E.L.M, şöyle anlatıyor acı hikayesini: “Babam ben doğdum doğalı gazetecilik yapıyordu. Kango’da yapılan son seçimlerde Cumhurbaşkanı’nın diktatör olduğunu, ülkeye demokrasi gelmesi için yazılar yazıyordu. O seçimlere kadar babam ne bir tehdit ne de bir şiddete maruz kalmıştı. 2012 Haziran ayında bir gece üniformalı askerler ve polisler evimizi bastı. Babamın ellerini ve ayaklarını bağlayarak işkence ettiler. ‘Sen burada demokrasi isten, burası demokratik bir ülke değildir, onun için ölüme mahkum oldun’ diyerek babamı öldürdüler. Benim ve annemin de ağzını bağlayıp, bağırmamız için engellediler. Babamı öldürdükten sonra evi terk ettiler. Babam yerde kanlar içinde yatıyordu. Annem daha sonra başka polisi aradı, onlar geldi ama bu kez annemle kavga ettiler. ‘Demokrasiyi savunmak suçtur’ dediler ve babam orada saatlerce yerde yatmaya devam etti. Ben daha sonra öğrendim ki babamın ölüm fermanını Cumhurbaşkanı vermiş bu nedenle şikayet edebilecek bir yerimiz olamadı. Ondan sonra bizi tehdit etmeye başladılar. Ben cinayeti gördüğüm için ülkemden kaçmak zorunda kaldım. Annem ve kardeşim orada kaldı. Onlara bir süre işkence ettiler, benim yerimi öğrenmeye çalıştılar. Ben bir arkadaşımın yardımıyla burada üniversiteye yazıldım. Cebimde tek kuruş olmadan yola çıktım. Arkadaşım sadece uçak paramı ödedi, başka da param yoktu”

“Psikolojim bozuldu”

Daha sonraları annesinin işkence görmeye devam ettiğini ve işkencelere dayanamayarak Kıbrıs’ta olduğunu Kongo’daki yetkililere söylemek zorunda kaldığını anlattı E.L.M. “Bunu öğrendiğim günden sonra İngiltere’ye gitmek için sahte pasaportla yurt dışına çıkmaya çalıştım ama beni fark ettiler ve tutuklandım.
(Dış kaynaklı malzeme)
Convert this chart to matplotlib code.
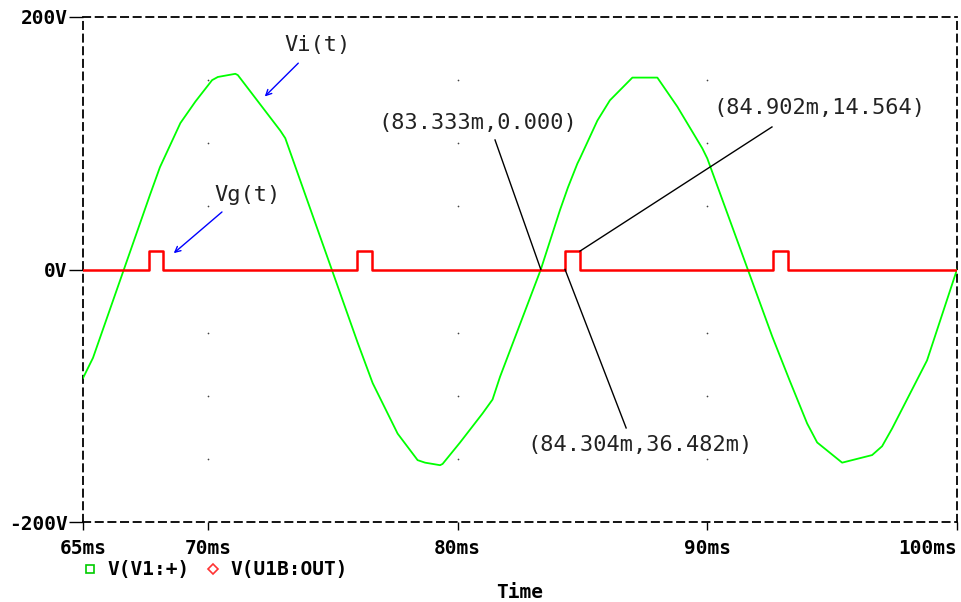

Annemde bunu söyledikten sonra Kongo’dan kaçtı çünkü bir daha gelirseler yerimi söylemek zorunda kalmasın istedi. Aylardır annemden ve kardeşimden haber alamıyorum. Nerede olduklarını da bilmiyorum. Ben başka bir ülkeye gitmek istiyorum. Burada olduğumu öğrendikleri günden beri rahat değilim. Beni bulup öldürmelerinden korkuyorum. Bana bir avukat tuttular, onlar beni başka bir yere göndermeye çalışacaklar. Cebimde tek bir kuruş yok. Türkçe dilini de bilmiyorum bu nedenle bir işe girip çalışamıyorum. Mahkemenin gününü gelmesini bekliyorum. İlk mahkemede bunları anlatmak istedim ama Fransızca bilen bir tercüman getirdikleri için ne kadarını doğru anlayıp anlattı hiç bilmiyorum. Psikolojik baskı var ve ne yapacağımı bilmiyorum. Psikolojim çok bozuldu. Yardım bekliyorum.”